For ATAC-seq data analysis, a key step is to remove reads mapping to the mitochondrial genome (and chloroplast for plants), which can be a considerable fraction due to them having relatively naked DNA.
It seems the majority of pipelines include mitochondrial (+/- chloroplast) sequence in the reference genome, build an index, then map all the reads to this reference. Subsequently, reads mapping to 'chrM' and 'chrC' (or however they are named in the index) are removed, e.g. by piping samtools view into grep -v or some purpose-built tool.
However, a bioinformatician at my institute has recommended I try a k-mer based approach to removing mitochondrial or plastidial reads. This would involve using KMC to build a k-mer database (e.g. 31-mer) of the mt and cp genomes, then using kmc_tools filter to identify and remove raw reads (before mapping) that contain mt or cp-derived k-mers.
This seems like it would work, and would likely reduce the computation required for the later mapping stage. However, it might eliminate reads that map optimally to mt or cp sequences that have become integrated into the nuclear genome.

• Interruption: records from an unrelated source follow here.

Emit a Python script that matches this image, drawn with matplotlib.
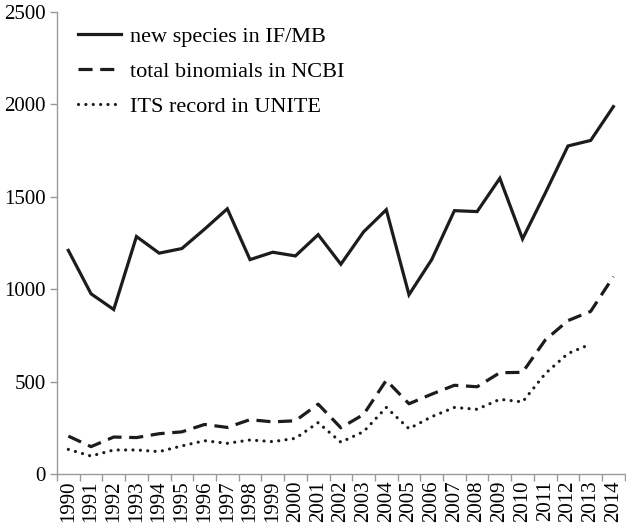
import numpy as np
import matplotlib
matplotlib.use('Agg')
import matplotlib.pyplot as plt
from matplotlib.ticker import FixedLocator

plt.rcParams['font.family'] = ['Liberation Serif', 'DejaVu Serif']

years = list(range(1990, 2015))

# new species described per year (Index Fungorum / MycoBank)
new_species = [1210, 975, 890, 1285, 1195, 1220, 1325, 1435, 1160, 1200,
               1180, 1295, 1135, 1310, 1430, 970, 1160, 1425, 1420, 1600,
               1272, 1520, 1775, 1805, 1988]
# total binomials in NCBI
ncbi_binomials = [205, 148, 200, 197, 218, 228, 268, 252, 294, 282,
                  288, 378, 250, 322, 507, 380, 432, 480, 472, 548,
                  550, 725, 830, 880, 1068]
# ITS records in UNITE (no value for 2014)
unite_its = [133, 97, 130, 130, 121, 152, 180, 166, 184, 175,
             193, 278, 172, 229, 360, 245, 310, 360, 350, 404,
             390, 543, 652, 703, None]

unite_years = [y for y, v in zip(years, unite_its) if v is not None]
unite_vals = [v for v in unite_its if v is not None]

fig = plt.figure(figsize=(6.26, 5.28), dpi=100)
ax = fig.add_axes([0.091, 0.1023, 0.907, 0.875])

col = '#1c1c1c'
lw = 2.3
ax.plot(years, new_species, color=col, lw=lw, solid_joinstyle='miter',
        label='new species in IF/MB')
ax.plot(years, ncbi_binomials, color=col, lw=lw, linestyle=(0, (4.4, 2.4)),
        dash_capstyle='butt', label='total binomials in NCBI')
ax.plot(unite_years, unite_vals, color=col, lw=lw, linestyle=(0, (0.01, 2.3)),
        dash_capstyle='round', label='ITS record in UNITE')

ax.set_xlim(1989.5, 2014.5)
ax.set_ylim(0, 2500)
ax.set_yticks([0, 500, 1000, 1500, 2000, 2500])
ax.set_xticks(years)
ax.set_xticklabels([str(y) for y in years], rotation=90)
ax.xaxis.set_minor_locator(FixedLocator(np.arange(1989.5, 2015.0, 1.0)))
ax.tick_params(axis='x', which='major', length=0, pad=4.5, labelsize=15)
ax.tick_params(axis='x', which='minor', length=5, color='#999999', width=1)
ax.tick_params(axis='y', length=5, color='#999999', width=1, labelsize=15, pad=3)

for s in ['top', 'right']:
    ax.spines[s].set_visible(False)
for s in ['left', 'bottom']:
    ax.spines[s].set_color('#999999')
    ax.spines[s].set_linewidth(1)

ax.legend(loc='upper left', bbox_to_anchor=(0.037, 0.969), frameon=False,
          borderpad=0, borderaxespad=0, fontsize=16, handlelength=1.94,
          handletextpad=0.4, labelspacing=0.65)

fig.savefig('out.png', dpi=100)
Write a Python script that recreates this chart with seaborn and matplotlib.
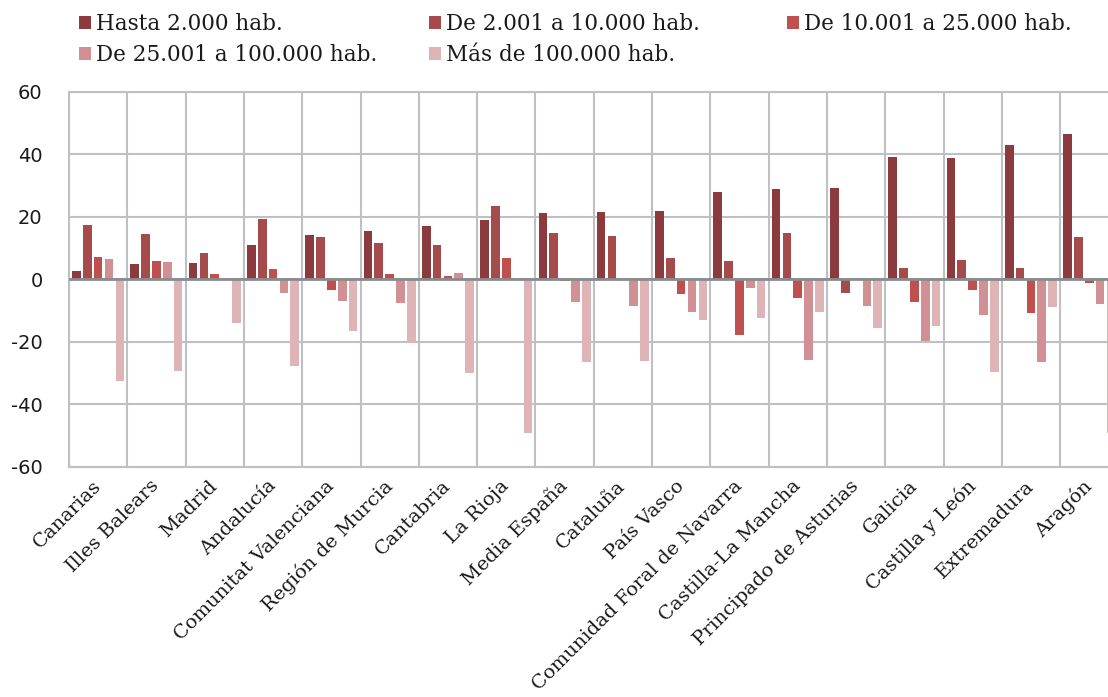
import numpy as np
import pandas as pd
import matplotlib
matplotlib.use("Agg")
import matplotlib.pyplot as plt
import seaborn as sns

# Variación por comunidad autónoma y tamaño de municipio
comunidades = [
    "Canarias", "Illes Balears", "Madrid", "Andalucía", "Comunitat Valenciana",
    "Región de Murcia", "Cantabria", "La Rioja", "Media España", "Cataluña",
    "País Vasco", "Comunidad Foral de Navarra", "Castilla-La Mancha",
    "Principado de Asturias", "Galicia", "Castilla y León", "Extremadura", "Aragón",
]
tramos = [
    "Hasta 2.000 hab.", "De 2.001 a 10.000 hab.", "De 10.001 a 25.000 hab.",
    "De 25.001 a 100.000 hab.", "Más de 100.000 hab.",
]
hasta_2000 = [2.7, 4.7, 5.1, 10.9, 14.0, 15.5, 17.0, 18.9, 21.3, 21.6, 21.9, 27.8,
              28.7, 29.1, 39.0, 38.7, 42.9, 46.4]
de_2001_a_10000 = [17.4, 14.3, 8.2, 19.4, 13.6, 11.7, 10.8, 23.5, 14.7, 13.9, 6.8,
                   5.7, 14.7, -4.3, 3.4, 6.1, 3.7, 13.5]
de_10001_a_25000 = [7.0, 5.8, 1.6, 3.1, -3.5, 1.6, 1.1, 6.8, -0.6, -0.1, -4.7,
                    -17.8, -6.1, 0.0, -7.3, -3.5, -10.8, -1.2]
de_25001_a_100000 = [6.5, 5.5, 0.0, -4.3, -7.0, -7.7, 1.9, 0.0, -7.3, -8.6, -10.5,
                     -2.8, -26.0, -8.6, -19.8, -11.6, -26.4, -8.1]
mas_de_100000 = [-32.6, -29.4, -13.9, -27.8, -16.7, -20.4, -30.2, -49.2, -26.7,
                 -26.3, -13.0, -12.3, -10.4, -15.5, -15.1, -29.7, -8.9, -49.3]
y_ticks = [-60, -40, -20, 0, 20, 40, 60]

colores = ["#8B3A3E", "#A64B4B", "#C0504D", "#D19093", "#DEB4B7"]

series = [hasta_2000, de_2001_a_10000, de_10001_a_25000, de_25001_a_100000, mas_de_100000]
df = pd.DataFrame({
    "Comunidad": comunidades * len(tramos),
    "Tramo": [t for t in tramos for _ in comunidades],
    "Valor": [v for s in series for v in s],
})

sns.set_style("white")
GRID = "#BEC0C3"

fig = plt.figure(figsize=(11.08, 6.97), dpi=100)
W, H = 1108, 697
left, right, top, bottom = 69, 1118.4, 91.7, 466.5
ax = fig.add_axes([left / W, (H - bottom) / H, (right - left) / W, (bottom - top) / H])

sns.barplot(data=df, x="Comunidad", y="Valor", hue="Tramo", order=comunidades,
            hue_order=tramos, palette=colores, saturation=1, width=0.93, gap=0.2,
            errorbar=None, linewidth=0, ax=ax)

ax.set_ylim(-60, 60)
ax.set_xlim(-0.5, len(comunidades) - 0.5)
ax.set_yticks(y_ticks)
ax.set_yticklabels([str(v) for v in y_ticks], family="DejaVu Sans", fontsize=14,
                   color="#1a1a1a")
ax.set_xlabel("")
ax.set_ylabel("")

# category separators and horizontal grid
ax.set_xticks(np.arange(-0.5, len(comunidades), 1), minor=True)
ax.grid(True, which="minor", axis="x", color=GRID, lw=1.5)
ax.grid(True, which="major", axis="y", color=GRID, lw=1.5)
ax.set_axisbelow(True)
ax.axhline(0, color="#8A8B8D", lw=2.0, zorder=5)
for s in ax.spines.values():
    s.set_color(GRID)
    s.set_linewidth(1.5)

ax.tick_params(axis="both", which="both", length=0)
ax.tick_params(axis="y", pad=19)
ax.tick_params(axis="x", pad=12)
ax.set_xticks(range(len(comunidades)))
ax.set_xticklabels(comunidades, rotation=45, ha="right", va="center",
                   rotation_mode="anchor", family="DejaVu Serif", fontsize=14,
                   color="#1a1a1a")

# legend laid out in three columns, row-major
handles, labels = ax.get_legend_handles_labels()
ax.legend_.remove()
col_x = [79, 429, 787]
columns = [[0, 3], [1, 4], [2]]
for cx, idx in zip(col_x, columns):
    leg = fig.legend([handles[i] for i in idx], [labels[i] for i in idx],
                     loc="upper left", bbox_to_anchor=(cx / W, 1 - 13 / H),
                     frameon=False, ncol=1, borderaxespad=0, borderpad=0,
                     handlelength=0.55, handleheight=0.55, handletextpad=0.25,
                     labelspacing=0.42,
                     prop={"family": "DejaVu Serif", "size": 15.5})
    for t in leg.get_texts():
        t.set_color("#1a1a1a")

fig.savefig("out.png", dpi=100)
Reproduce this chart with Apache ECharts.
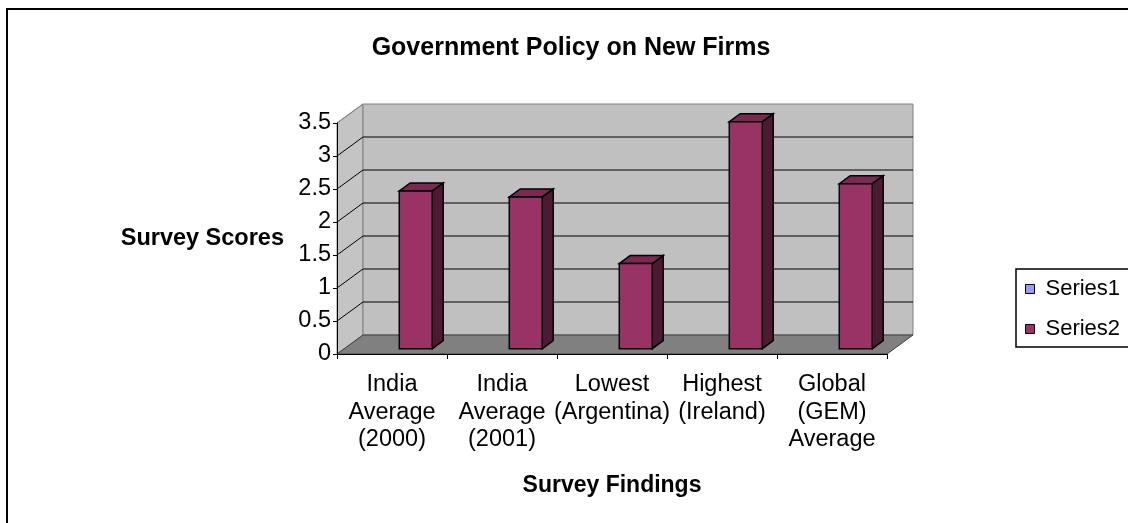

It will also require some optimisation of k-mer length and a decision on how many k-mers should be present in a read before it is discarded.
Given the wealth of data that will come out of a genome-wide chromatin accessibility analysis, the former may not be a huge loss, but nonetheless, I wanted to get some additional opinions on whether this approach sounds feasible and whether it is preferable.
(I'm fairly new to bioinformatics and don't really have a gut feeling for which approach will offer the best balance of sensitivity and specificity. i.e. fewest mt/cp reads erroneously kept, plus fewest nuclear reads erroneously removed.)